Structure–property study of polyimides derived from PMDA and BPDA dianhydrides with structurally different diamines

A series of aromatic diamines were polymerized with two aromatic dianhydrides, pyromellitic dianhydride and 3,3′,4,4′-biphenyltetracarboxylic dianhydride, and the resulting poly(amic acid)s were thermally cyclodehydrated to aromatic polyimides. The polyimides were characterized by determining the glass transition temperatures (Tg), thermal stability, coefficients of thermal expansion, and wide-angle X-ray diffraction. Structure–property relationships are elucidated and discussed in terms of the structural fragments in the polymer chain. The PMDA-based polyimides generally revealed a higher Tg than the corresponding BPDA-based analogues. Generally, the dilution of the imide content by the insertion of oxyphenylene segments into the diamines significantly reduced the Tg.
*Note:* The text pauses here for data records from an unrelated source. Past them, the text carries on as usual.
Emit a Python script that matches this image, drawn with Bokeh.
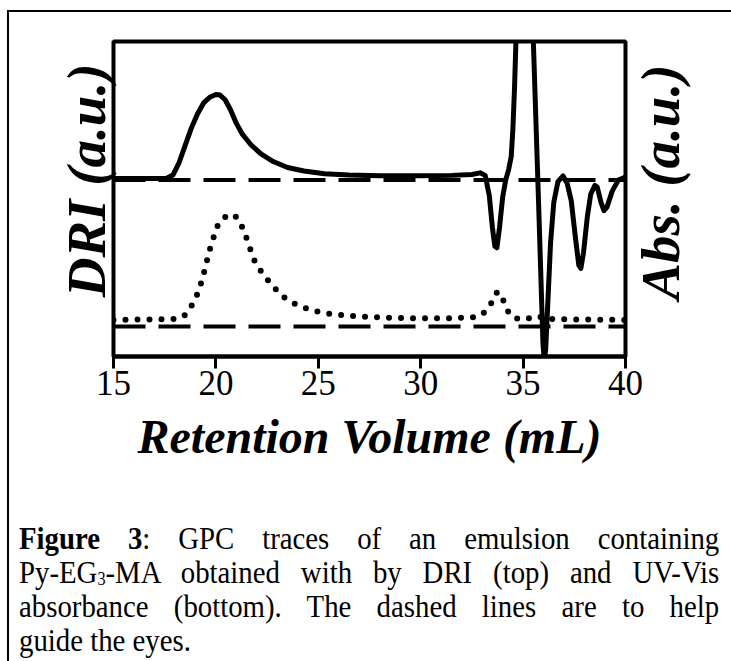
import math
from bokeh.plotting import figure
from bokeh.models import FixedTicker, Div, Range1d, Span, LinearAxis
from bokeh.layouts import column
from bokeh.embed import file_html
from bokeh.resources import INLINE

# ---- data ----
x_ticks = [15, 20, 25, 30, 35, 40]

dri_x = [15.0, 17.0, 17.6, 17.9, 18.2, 18.5, 18.8, 19.1, 19.4, 19.7, 20.0, 20.2,
         20.45, 20.7, 21.0, 21.3, 21.7, 22.2, 22.8, 23.5, 24.3, 25.3, 26.5, 28.0,
         30.0, 31.5, 32.5, 32.9, 33.15, 33.35, 33.5, 33.62, 33.72, 33.85, 34.0,
         34.15, 34.3, 34.42, 34.5, 34.58, 34.65, 34.75, 34.95, 35.2, 35.4, 35.5,
         35.75, 35.97, 36.03, 36.1, 36.2, 36.34, 36.5, 36.7, 36.95, 37.15, 37.35,
         37.55, 37.72, 37.82, 37.95, 38.13, 38.3, 38.5, 38.62, 38.8, 38.95, 39.1,
         39.35, 39.65, 40.0]
dri_y = [56.5, 56.5, 56.6, 57.6, 61.5, 67.0, 72.5, 77.0, 80.5, 82.3, 83.2, 83.0,
         81.5, 78.5, 74.0, 70.5, 67.3, 64.3, 61.9, 60.0, 58.9, 58.0, 57.6, 57.4,
         57.4, 57.5, 57.8, 58.3, 57.5, 51.0, 41.0, 35.0, 34.5, 41.0, 50.5,
         56.0, 59.5, 63.5, 72.0, 85.0, 100.0, 125.0, 150.0, 150.0, 118.0, 100.0,
         50.0, 4.0, -1.0, 2.0, 16.0, 36.0, 49.0, 55.5, 57.3, 55.0, 49.5,
         38.0, 29.0, 28.0, 33.0, 44.0, 51.5, 54.3, 53.8, 49.0, 46.3, 47.5,
         52.5, 56.0, 57.0]

abs_x = [15.0, 18.0, 18.3, 18.5, 18.76, 19.0, 19.2, 19.35, 19.5, 19.62, 19.77,
         19.93, 20.1, 20.42, 20.8, 21.12, 21.33, 21.53, 21.7, 21.88, 22.1, 22.4,
         22.67, 23.0, 23.32, 23.73, 24.17, 24.62, 25.1, 25.63, 26.4, 27.5, 29.0,
         31.0, 32.5, 32.86, 33.1, 33.3, 33.53, 33.73, 33.95, 34.12, 34.37, 34.8,
         35.4, 35.72, 36.1, 37.0, 40.0]
abs_y = [11.6, 11.9, 12.4, 13.2, 15.5, 18.3, 21.6, 25.0, 28.6, 32.0, 35.5,
         38.7, 41.8, 44.2, 45.2, 43.6, 40.3, 37.0, 33.7, 30.5, 28.0, 25.4,
         23.1, 20.8, 18.8, 17.1, 15.9, 14.8, 14.1, 13.5, 13.0, 12.5, 12.2,
         12.1, 12.4, 12.9, 14.0, 15.4, 17.8, 20.5, 19.5, 16.1, 13.1, 11.8,
         12.2, 12.8, 12.0, 11.8, 11.6]

guide_dri = 56.0
guide_abs = 9.5

x_title = "Retention Volume (mL)"
y_left_title = "DRI (a.u.)"
y_right_title = "Abs. (a.u.)"

FONT = "Liberation Serif"

# anchor positions (layout) of the rotated side titles, in y-axis units
LEFT_TITLE_TOP = 93.0      # right-aligned text -> anchor at its top end
RIGHT_TITLE_BOTTOM = 18.0  # left-aligned text -> anchor at its bottom end

p = figure(width=720, height=458, x_range=Range1d(15, 40), y_range=Range1d(0, 100),
           output_backend="svg", toolbar_location=None,
           min_border_left=104, min_border_right=104, min_border_top=29,
           min_border_bottom=114)
p.grid.visible = False
p.outline_line_color = "black"
p.outline_line_width = 4
p.outline_line_alpha = 1.0

ax = p.xaxis[0]
ax.ticker = FixedTicker(ticks=x_ticks)
ax.major_tick_out = 12
ax.major_tick_in = 0
ax.major_tick_line_width = 3
ax.major_tick_line_color = "black"
ax.minor_tick_line_color = None
ax.axis_line_width = 4
ax.axis_line_color = "black"
ax.major_label_text_font = FONT
ax.major_label_text_font_size = "35px"
ax.major_label_text_color = "black"
ax.major_label_standoff = 2
ax.axis_label = x_title
ax.axis_label_text_font = FONT
ax.axis_label_text_font_style = "bold italic"
ax.axis_label_text_font_size = "48px"
ax.axis_label_text_color = "black"
ax.axis_label_standoff = 12


def style_y(axis, label, anchor, standoff):
    axis.ticker = FixedTicker(ticks=[anchor])
    axis.major_label_overrides = {anchor: label}
    axis.major_label_orientation = math.pi / 2
    axis.axis_line_color = None
    axis.major_tick_line_color = None
    axis.minor_tick_line_color = None
    axis.major_tick_out = 0
    axis.major_tick_in = 0
    axis.major_label_standoff = standoff
    axis.major_label_text_font = FONT
    axis.major_label_text_font_style = "bold italic"
    axis.major_label_text_font_size = "55px"
    axis.major_label_text_color = "black"


style_y(p.yaxis[0], y_left_title, LEFT_TITLE_TOP, 27)
right_axis = LinearAxis()
style_y(right_axis, y_right_title, RIGHT_TITLE_BOTTOM, 35)
p.add_layout(right_axis, "right")

p.add_layout(Span(location=guide_dri, dimension="width", line_color="black",
                  line_width=4, line_dash="32 13"))
p.add_layout(Span(location=guide_abs, dimension="width", line_color="black",
                  line_width=4, line_dash="32 13"))

p.line(dri_x, dri_y, line_color="black", line_width=5, line_join="round")
p.line(abs_x, abs_y, line_color="black", line_width=6, line_dash="0 12",
       line_cap="round")

SQ = 0.9
line_style = "text-align:justify;text-align-last:justify;white-space:nowrap;"
caption_html = (
    f"<div style=\"font-family:'{FONT}';font-size:32px;line-height:34px;color:black;"
    f"padding-top:46px;width:{700 / SQ:.0f}px;transform:scaleX({SQ});"
    "transform-origin:0 0;\">"
    f"<div style=\"{line_style}\"><b>Figure 3</b>: GPC traces of an emulsion containing</div>"
    f"<div style=\"{line_style}\">Py-EG<span style=\"font-size:18px;line-height:18px;vertical-align:-2px;\">3</span>-MA obtained with by DRI (top) and UV-Vis</div>"
    f"<div style=\"{line_style}\">absorbance (bottom). The dashed lines are to help</div>"
    "<div style=\"text-align:left;\">guide the eyes.</div>"
    "</div>"
)
caption = Div(text=caption_html, width=712, height=175,
              styles={"overflow": "visible", "margin-left": "10px"})

layout = column(p, caption, spacing=0,
                styles={"border-top": "2px solid black", "border-left": "2px solid black",
                        "margin-top": "10px", "margin-left": "7px",
                        "padding-bottom": "14px"})

open("out.html", "w").write(file_html(layout, INLINE))
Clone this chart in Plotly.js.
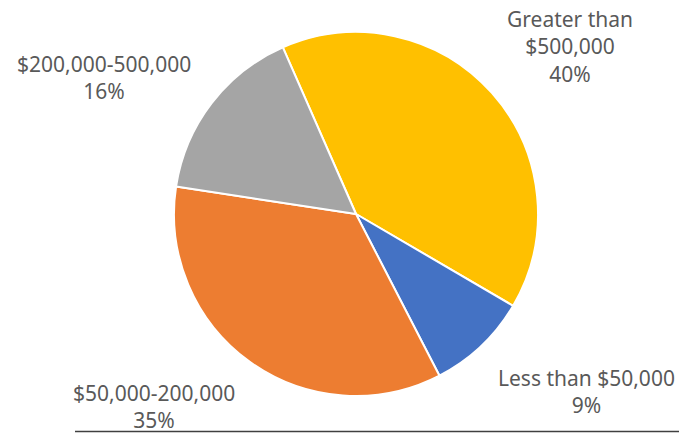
<!DOCTYPE html>
<html>
<head>
<meta charset="utf-8">
<script src="https://cdn.plot.ly/plotly-3.0.1.min.js"></script>
<style>html,body{margin:0;padding:0;background:#fff;}#chart{width:679px;height:433px;}</style>
</head>
<body>
<div id="chart"></div>
<script>
const categories = ["Greater than<br>$500,000", "Less than $50,000", "$50,000-200,000", "$200,000-500,000"];
const shares = [40, 9, 35, 16];
const sliceColors = ["#FFC000", "#4472C4", "#ED7D31", "#A5A5A5"];

const labelPos = [
  {x: 570, y: 46},
  {x: 586, y: 391},
  {x: 154, y: 406},
  {x: 104, y: 77}
];

const W = 679, H = 433;
const annotations = categories.map((c, i) => ({
  text: c + "<br>" + shares[i] + "%",
  x: labelPos[i].x / W,
  y: 1 - labelPos[i].y / H,
  xref: "paper", yref: "paper",
  xanchor: "center", yanchor: "middle",
  showarrow: false,
  align: "center",
  font: {family: "Noto Sans, Open Sans, sans-serif", size: 21, color: "#595959"}
}));

const data = [{
  type: "pie",
  labels: categories,
  values: shares,
  sort: false,
  direction: "clockwise",
  rotation: -23.7,
  marker: {colors: sliceColors, line: {color: "#ffffff", width: 2}},
  textinfo: "none",
  hoverinfo: "none",
  domain: {x: [(356 - 182) / W, (356 + 182) / W], y: [1 - 396 / H, 1 - 32 / H]}
}];

const layout = {
  width: W, height: H,
  margin: {l: 0, r: 0, t: 0, b: 0},
  showlegend: false,
  paper_bgcolor: "#ffffff",
  annotations: annotations,
  shapes: [{
    type: "line", xref: "paper", yref: "paper",
    x0: 75 / W, x1: 1, y0: 1.5 / H, y1: 1.5 / H,
    line: {color: "#404040", width: 1.5}
  }]
};

Plotly.newPlot("chart", data, layout, {staticPlot: true, displayModeBar: false});
</script>
</body>
</html>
The introduction of m- or o-phenylene units into the polymer backbone usually resulted in a decrease in Tg. The attachment of pendant groups on the backbone may lead to decreased or increased Tgs, depending on the structure of pendant groups. As evidenced by X-ray diffraction, the polyimides derived from rigid, rod-like diamines or the diamines having two or three p-oxyphenylene showed a higher crystalline tendency. The presence of aliphatic pendant groups slightly reduced the thermal stability of the polyimides. The other structural changes did not show a dramatic influence on the thermal stability. Some polyimides obtained from p- or m-phenylenediamine had low thermal expansion coefficients below 2×10−5 °C−1.